I have been struck this week by a couple of things in particular that I want to explore here in the blog. I’d be interested in your views and feedback, your own experience and, perhaps most importantly, what you think we can do.
The first question is focused on patient experience and how we strive to not only provide effective and timely health care, especially through the winter months, but continually improve it too.
The second is how we ensure colleagues across all settings and services also feel cared for, valued and supported. That we don’t deliver patient care at the excessive personal cost of colleagues is no less important – and getting that balance right is critical to our success.
Let me share a couple of things connected to this.
On Monday I saw a message from a retired GP who had come into A&E at Royal Blackburn with a 97-year-old man and described a poor and frustrating experience, including patients being cared for on the corridor.
It was clear he had a good understanding of the issues we are trying to manage and we responded to share how we have seen extremely high and consistently escalating numbers of people attending A&E, creating congestion, long waits to be seen and a lack of clinical space which leads to the last resort of corridor care.
Of course, no explanation will detract from this man’s experience, how he felt or what he thought whilst he was here.
I assured him that the team in A&E, colleagues on all wards and in the community were working hard to care for people as a team and within a system which values dignity and respect no matter who, what or where. I explained that we have an Urgent and Emergency Care Improvement Plan and how we are focused on doing our best for every patient, every day, in what are challenging circumstances for everyone.
I wanted him to recognise that this isn’t a local issue or a case of ELHT not being good enough or that colleagues could somehow do more. NHS England recently published details of a ‘record summer’ of demand in urgent and emergency care, with September being the busiest with four per cent more patients compared to last year. In ELHT this is about 72 extra people than usual in the department every day.
NHS England also carried out a mid-year review of the Trust and acknowledged our performance on delivering planned operations and treatment as well as responding to patients who attend A&E. This review also recognised the Trust’s positive performance on seeing people
within four hours of arriving and our commitment to reducing the number who wait 12 hours to be admitted and may be cared for on the corridor when demand is high.
Still, no matter the reasons or rationale, the hard work or focus to improve, we must not shy away from the fact that the experience for patients and colleagues remains unchanged and this is what keeps me and lots of others awake at night.
To this point, I had some feedback from colleagues on Tuesday as part of a regular weekly update, where questions and comments can be posted anonymously in the chat box.
One shared they were worried about maintaining the quality of our services and delivering ‘everything else’ – and that just trying to achieve this was damaging health, well-being and morale.
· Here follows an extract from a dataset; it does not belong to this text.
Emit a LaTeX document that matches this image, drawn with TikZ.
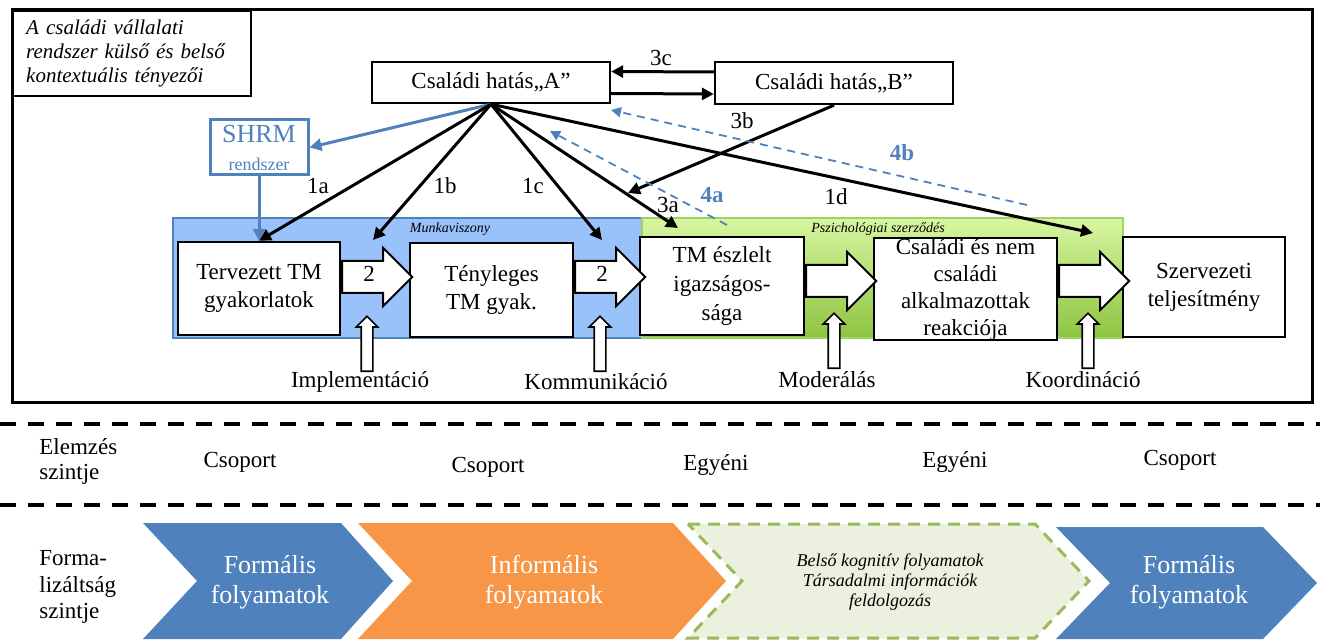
\documentclass[tikz,border=0pt]{standalone}
\usepackage{fontspec}
\setmainfont{Liberation Serif}
\usetikzlibrary{arrows.meta,shapes.arrows}
\definecolor{kek}{RGB}{79,129,189}
\definecolor{munkakek}{RGB}{153,194,250}
\definecolor{zoldfent}{RGB}{216,246,162}
\definecolor{zoldlent}{RGB}{141,196,64}
\definecolor{zoldszel}{RGB}{160,210,100}
\definecolor{narancs}{RGB}{247,150,70}
\definecolor{halvanyzold}{RGB}{235,241,222}
\definecolor{olivzold}{RGB}{155,187,89}

\tikzset{
  doboz/.style={draw, line width=1.2pt, fill=white, align=center, inner sep=0pt, font=\fontsize{11.5}{14}\selectfont},
  nyil/.style={line width=1.5pt, -{Triangle[length=6pt,width=6pt]}},
  kekvonal/.style={kek, line width=1.5pt, -{Triangle[length=6pt,width=6pt]}},
  szaggatott/.style={kek, line width=0.9pt, dash pattern=on 4pt off 3pt, -{Triangle[length=5pt,width=5pt]}},
  blokknyil/.style={single arrow, draw, line width=1pt, fill=white, anchor=tail, single arrow head extend=6.5pt, single arrow tip angle=90, text height=5pt, text depth=0pt, inner ysep=5pt, inner xsep=7.5pt, minimum height=35pt, font=\fontsize{11.5}{14}\selectfont},
  felnyil/.style={single arrow, draw, line width=0.8pt, fill=white, anchor=tail, shape border rotate=90, single arrow head extend=2.5pt, single arrow tip angle=90, text height=0pt, text depth=0pt, inner ysep=2.5pt, inner xsep=2.5pt, minimum height=27.5pt},
  cimke/.style={inner sep=1pt, font=\fontsize{11.5}{14}\selectfont},
  hatter/.style={inner sep=0pt, font=\fontsize{7}{8}\selectfont\itshape},
  kiemelt/.style={inner sep=1pt, text=kek, font=\fontsize{11.5}{14}\selectfont\bfseries},
  elvalaszto/.style={line width=2pt, dash pattern=on 8pt off 6pt},
  nyilszoveg/.style={align=center, text=white, font=\fontsize{13}{15}\selectfont}
}

\begin{document}
\begin{tikzpicture}[x=0.5pt,y=-0.5pt]
\useasboundingbox (0,0) rectangle (1320,641);

\draw[line width=1.5pt] (12,10) rectangle (1312,402);
\draw[kek, line width=0.6pt, fill=munkakek] (173,218) rectangle (642,338);
\draw[zoldszel, line width=0.6pt, top color=zoldfent, bottom color=zoldlent] (642,218) rectangle (1123,338);
\node[hatter] (munka) at (450,229) {Munkaviszony};
\node[hatter] (pszich) at (878,229) {Pszichológiai szerződés};

\node[doboz, anchor=north west, align=left, minimum width=119pt, minimum height=42.5pt, text width=106pt, inner xsep=6.5pt, font=\fontsize{10.5}{12}\selectfont\itshape] (kontextus) at (12,10) {A családi vállalati\\rendszer külső és belső\\kontextuális tényezői};

\node[doboz, minimum width=119pt, minimum height=20.5pt] (hatasA) at (491,82.5) {Családi hatás„A”};
\node[doboz, minimum width=119pt, minimum height=21pt] (hatasB) at (834,83) {Családi hatás„B”};
\node[doboz, draw=kek, line width=1.5pt, text=kek, minimum width=49pt, minimum height=27.5pt] (shrm) at (259,147.5) {{\fontsize{13}{13}\selectfont SHRM}\\{\fontsize{9}{10}\selectfont rendszer}};

\node[doboz, minimum width=81pt, minimum height=46.5pt] (tervezett) at (259,288.5) {Tervezett TM\\gyakorlatok};
\node[doboz, minimum width=81.5pt, minimum height=47pt] (tenyleges) at (491.5,290) {Tényleges\\TM gyak.};
\node[doboz, minimum width=82pt, minimum height=49pt, font=\fontsize{11.5}{14.5}\selectfont] (eszlelt) at (722,286) {TM észlelt\\igazságos-\\sága};
\node[doboz, minimum width=91.5pt, minimum height=50pt, font=\fontsize{11.5}{13.5}\selectfont] (reakcio) at (965.5,289) {Családi és nem\\családi\\alkalmazottak\\reakciója};
\node[doboz, minimum width=81pt, minimum height=50pt] (teljesitmeny) at (1204,287) {Szervezeti\\teljesítmény};

\node[blokknyil] (ny1) at (tervezett.east |- 0,277) {2};
\node[blokknyil] (ny2) at (tenyleges.east |- 0,277) {2};
\node[blokknyil] (ny3) at (eszlelt.east |- 0,281) {\phantom{2}};
\node[blokknyil] (ny4) at (reakcio.east |- 0,281) {\phantom{2}};

\node[cimke] (impl) at (360,382) {Implementáció};
\node[cimke] (komm) at (596,382) {Kommunikáció};
\node[cimke] (moder) at (827,380) {Moderálás};
\node[cimke] (koord) at (1083,380) {Koordináció};
\node[felnyil] (fel1) at (367,372) {};
\node[felnyil] (fel2) at (600,372) {};
\node[felnyil] (fel3) at (834,369) {};
\node[felnyil] (fel4) at (1088,369) {};

\coordinate (c1b) at (373,240);
\coordinate (c1c) at (602,240);
\coordinate (c3a) at (678,228);
\coordinate (c3b) at (628,193);
\coordinate (c1d) at (1093,233);
\coordinate (c4a) at (727,225);
\coordinate (c4ab) at (550,131);
\coordinate (c4b) at (1027,205);
\coordinate (c4bb) at (611,110);

\draw[kekvonal] (hatasA.south) -- (shrm.east);
\draw[kekvonal] (shrm.south) -- (tervezett.north);
\draw[nyil] (hatasA.south) -- (tervezett.north);
\draw[nyil] (hatasA.south) -- (c1b);
\draw[nyil] (hatasA.south) -- (c1c);
\draw[nyil] (hatasA.south) -- (c3a);
\draw[nyil] (hatasA.south) -- (c1d);
\draw[nyil] (hatasB.south) -- (c3b);
\draw[nyil] ([yshift=5.5pt]hatasB.west) -- ([yshift=5.5pt]hatasA.east);
\draw[nyil] ([yshift=-5.5pt]hatasA.east) -- ([yshift=-5.5pt]hatasB.west);
\draw[szaggatott] (c4a) -- (c4ab);
\draw[szaggatott] (c4b) -- (c4bb);

\node[cimke] (l3c) at (661,58) {3c};
\node[cimke] (l1a) at (318,186) {1a};
\node[cimke] (l1b) at (445,186) {1b};
\node[cimke] (l1c) at (533,186) {1c};
\node[cimke] (l3a) at (668,205) {3a};
\node[cimke] (l3b) at (742,121) {3b};
\node[cimke] (l1d) at (836,197) {1d};
\node[kiemelt] (l4a) at (712,195) {4a};
\node[kiemelt] (l4b) at (902,153) {4b};

\draw[elvalaszto] (0,424) -- (1320,424);
\draw[elvalaszto] (0,505) -- (1320,505);

\node[cimke, anchor=west, align=left, font=\fontsize{11.5}{12.5}\selectfont] (elemzes) at (37,461) {Elemzés\\szintje};
\node[cimke] (sz1) at (240,462) {Csoport};
\node[cimke] (sz2) at (488,467) {Csoport};
\node[cimke] (sz3) at (716,465) {Egyéni};
\node[cimke] (sz4) at (955,462) {Egyéni};
\node[cimke] (sz5) at (1180,460) {Csoport};
\node[cimke, anchor=west, align=left, font=\fontsize{11.5}{13.2}\selectfont] (formalizaltsag) at (37,587) {Forma-\\lizáltság\\szintje};

\fill[kek] (143,523) -- (341,523) -- (393,581) -- (341,639) -- (143,639) -- (197,581) -- cycle;
\fill[narancs] (358,523) -- (673,523) -- (726,581) -- (673,639) -- (358,639) -- (412,581) -- cycle;
\draw[olivzold, fill=halvanyzold, line width=1.5pt, dash pattern=on 6pt off 4pt] (688,524) -- (1035,524) -- (1089,581) -- (1035,638) -- (688,638) -- (742,581) -- cycle;
\fill[kek] (1056,527) -- (1263,527) -- (1317,583) -- (1263,639) -- (1056,639) -- (1110,583) -- cycle;
\node[nyilszoveg] (formalis1) at (270,582) {Formális\\folyamatok};
\node[nyilszoveg] (informalis) at (544,582) {Informális\\folyamatok};
\node[align=center, font=\fontsize{9}{9.8}\selectfont\itshape] (kognitiv) at (890,582) {Belső kognitív folyamatok\\Társadalmi információk\\feldolgozás};
\node[nyilszoveg] (formalis2) at (1189,582) {Formális\\folyamatok};
\end{tikzpicture}
\end{document}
This sparked a wider debate about how everything from financial pressures, data, league tables, grip and control – anything that doesn’t tangibly feel ‘hands on’ with patients – was creating extra pressure and leading some to ‘breaking point’.
I want to acknowledge this here as I did in the session and say thank you for the candid feedback and questions, but it’s important I am equally clear that we will continue to be held to account on the quality of care we deliver to our patients but also our performance and our financial position. There is no alternative and only by working as a team will we reduce the weight of the burden. There is no one person who could solve this on their own and the solution includes both colleagues and patients.
Please, if you are a local resident, help us by acting responsibility and only attending A&E or any of our urgent and emergency centres if you have a genuinely urgent or emergency health issue. You can check the right place for you here. Don’t contribute to the poor experience of others by attending for anything less or something that could be managed elsewhere.
Another comment raised in the same briefing talked about the influence of politics on the NHS and it was interesting on Wednesday to see the Secretary of State for Health and Social Care Wes Streeting and the Chief Executive of NHS England Sir Jim Mackey talking in the media.
Both admitted that, despite preparing more thoroughly for winter than ever before, it was likely the NHS as a whole would struggle and perhaps even become ‘overwhelmed’.
In the same article they described how colleagues, especially those in A&E, were experiencing growing levels of harassment, aggression and violence when care gets delayed. They shared their concerns for the coming weeks when flu, Covid and the planned industrial action by resident doctors would make things very difficult indeed.
I have no doubt we will continue to see tremendous pressure across the Trust met with an equal amount of hard work and determination to manage it, but the impact on patients and colleagues will be a huge worry too. Please do not let emotions overwhelm you and remain calm and respectful to everyone, even when moments of concern or anxiety naturally flare.
Safe to say, we will continue to ask ourselves what more we can do and how we can work differently to improve experience in our settings every day – please provide your feedback to help us understand what it feels like for you.
In the meantime, we are here and doing our best for all patients and their families and we have health and well-being support in place for colleagues too. Please, reach out and ask for care if you need it.
We have so many fantastic people at the Trust who turn in more than just a shift every day and do whatever it takes, often with little thought for themselves or their own families at home.
I think we need to be mindful of our personal resilience and vulnerabilities but also our individual responsibility to think of others, to care for them and do what we can to help. That goes for patients, colleagues, families and partners.
Only by working together will we improve things and ensure everyone feels cared for, supported and valued, whoever they are.